## TASK INPUTS
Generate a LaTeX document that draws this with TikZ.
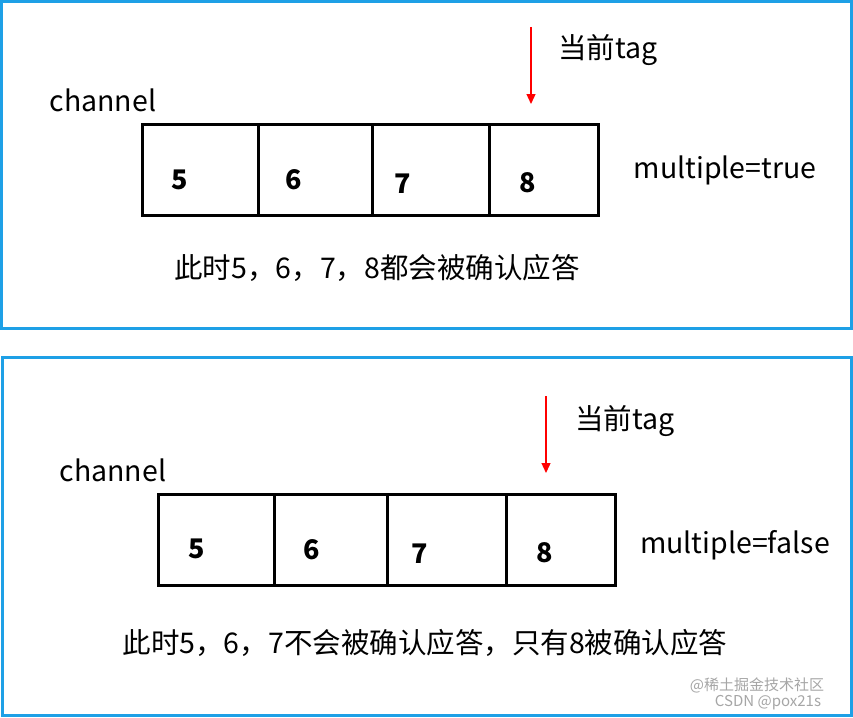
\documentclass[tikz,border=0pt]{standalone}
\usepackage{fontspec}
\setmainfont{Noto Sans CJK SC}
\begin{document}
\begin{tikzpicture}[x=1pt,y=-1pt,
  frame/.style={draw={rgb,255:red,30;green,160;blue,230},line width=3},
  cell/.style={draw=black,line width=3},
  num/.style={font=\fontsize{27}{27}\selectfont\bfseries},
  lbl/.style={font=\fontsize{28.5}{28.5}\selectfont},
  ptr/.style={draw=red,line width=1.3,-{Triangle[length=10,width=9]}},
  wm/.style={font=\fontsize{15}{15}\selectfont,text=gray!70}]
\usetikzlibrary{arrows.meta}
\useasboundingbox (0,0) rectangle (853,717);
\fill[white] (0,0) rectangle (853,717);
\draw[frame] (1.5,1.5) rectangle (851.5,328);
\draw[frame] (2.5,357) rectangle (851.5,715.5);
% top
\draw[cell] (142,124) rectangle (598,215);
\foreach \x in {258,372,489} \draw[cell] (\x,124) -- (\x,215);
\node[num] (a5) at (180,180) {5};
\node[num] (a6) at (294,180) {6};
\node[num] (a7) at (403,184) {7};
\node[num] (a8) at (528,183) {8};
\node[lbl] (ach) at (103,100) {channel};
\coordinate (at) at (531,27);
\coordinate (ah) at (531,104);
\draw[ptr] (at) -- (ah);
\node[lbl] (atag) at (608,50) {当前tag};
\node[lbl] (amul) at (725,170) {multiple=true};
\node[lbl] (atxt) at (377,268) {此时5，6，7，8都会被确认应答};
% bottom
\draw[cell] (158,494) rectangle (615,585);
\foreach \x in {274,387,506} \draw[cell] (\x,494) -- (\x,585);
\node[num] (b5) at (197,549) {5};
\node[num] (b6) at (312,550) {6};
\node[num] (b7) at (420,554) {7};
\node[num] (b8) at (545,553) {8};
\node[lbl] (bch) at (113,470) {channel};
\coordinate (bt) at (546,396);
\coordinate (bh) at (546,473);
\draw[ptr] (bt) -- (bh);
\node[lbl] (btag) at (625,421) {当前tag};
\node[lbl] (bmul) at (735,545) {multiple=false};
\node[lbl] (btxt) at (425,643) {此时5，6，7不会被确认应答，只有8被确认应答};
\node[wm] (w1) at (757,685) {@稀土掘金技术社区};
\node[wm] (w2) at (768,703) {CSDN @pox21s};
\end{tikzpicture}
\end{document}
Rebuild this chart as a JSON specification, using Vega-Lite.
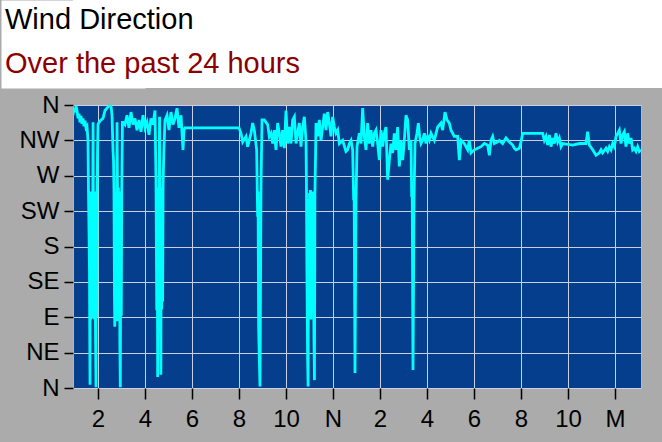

## WHAT THE TASK ASKS
Without the pictures, restate each entry exactly.

## RESPONSE TO THIS TASK
Generate a LaTeX document that draws this with TikZ.
\documentclass[tikz,border=0pt]{standalone}
\usepackage{fontspec}
\setmainfont{Noto Sans CJK SC}
\begin{document}
\begin{tikzpicture}[x=1pt,y=-1pt,
  frame/.style={draw={rgb,255:red,30;green,160;blue,230},line width=3},
  cell/.style={draw=black,line width=3},
  num/.style={font=\fontsize{27}{27}\selectfont\bfseries},
  lbl/.style={font=\fontsize{28.5}{28.5}\selectfont},
  ptr/.style={draw=red,line width=1.3,-{Triangle[length=10,width=9]}},
  wm/.style={font=\fontsize{15}{15}\selectfont,text=gray!70}]
\usetikzlibrary{arrows.meta}
\useasboundingbox (0,0) rectangle (853,717);
\fill[white] (0,0) rectangle (853,717);
\draw[frame] (1.5,1.5) rectangle (851.5,328);
\draw[frame] (2.5,357) rectangle (851.5,715.5);
% top
\draw[cell] (142,124) rectangle (598,215);
\foreach \x in {258,372,489} \draw[cell] (\x,124) -- (\x,215);
\node[num] (a5) at (180,180) {5};
\node[num] (a6) at (294,180) {6};
\node[num] (a7) at (403,184) {7};
\node[num] (a8) at (528,183) {8};
\node[lbl] (ach) at (103,100) {channel};
\coordinate (at) at (531,27);
\coordinate (ah) at (531,104);
\draw[ptr] (at) -- (ah);
\node[lbl] (atag) at (608,50) {当前tag};
\node[lbl] (amul) at (725,170) {multiple=true};
\node[lbl] (atxt) at (377,268) {此时5，6，7，8都会被确认应答};
% bottom
\draw[cell] (158,494) rectangle (615,585);
\foreach \x in {274,387,506} \draw[cell] (\x,494) -- (\x,585);
\node[num] (b5) at (197,549) {5};
\node[num] (b6) at (312,550) {6};
\node[num] (b7) at (420,554) {7};
\node[num] (b8) at (545,553) {8};
\node[lbl] (bch) at (113,470) {channel};
\coordinate (bt) at (546,396);
\coordinate (bh) at (546,473);
\draw[ptr] (bt) -- (bh);
\node[lbl] (btag) at (625,421) {当前tag};
\node[lbl] (bmul) at (735,545) {multiple=false};
\node[lbl] (btxt) at (425,643) {此时5，6，7不会被确认应答，只有8被确认应答};
\node[wm] (w1) at (757,685) {@稀土掘金技术社区};
\node[wm] (w2) at (768,703) {CSDN @pox21s};
\end{tikzpicture}
\end{document}
Rebuild this chart as a JSON specification, using Vega-Lite.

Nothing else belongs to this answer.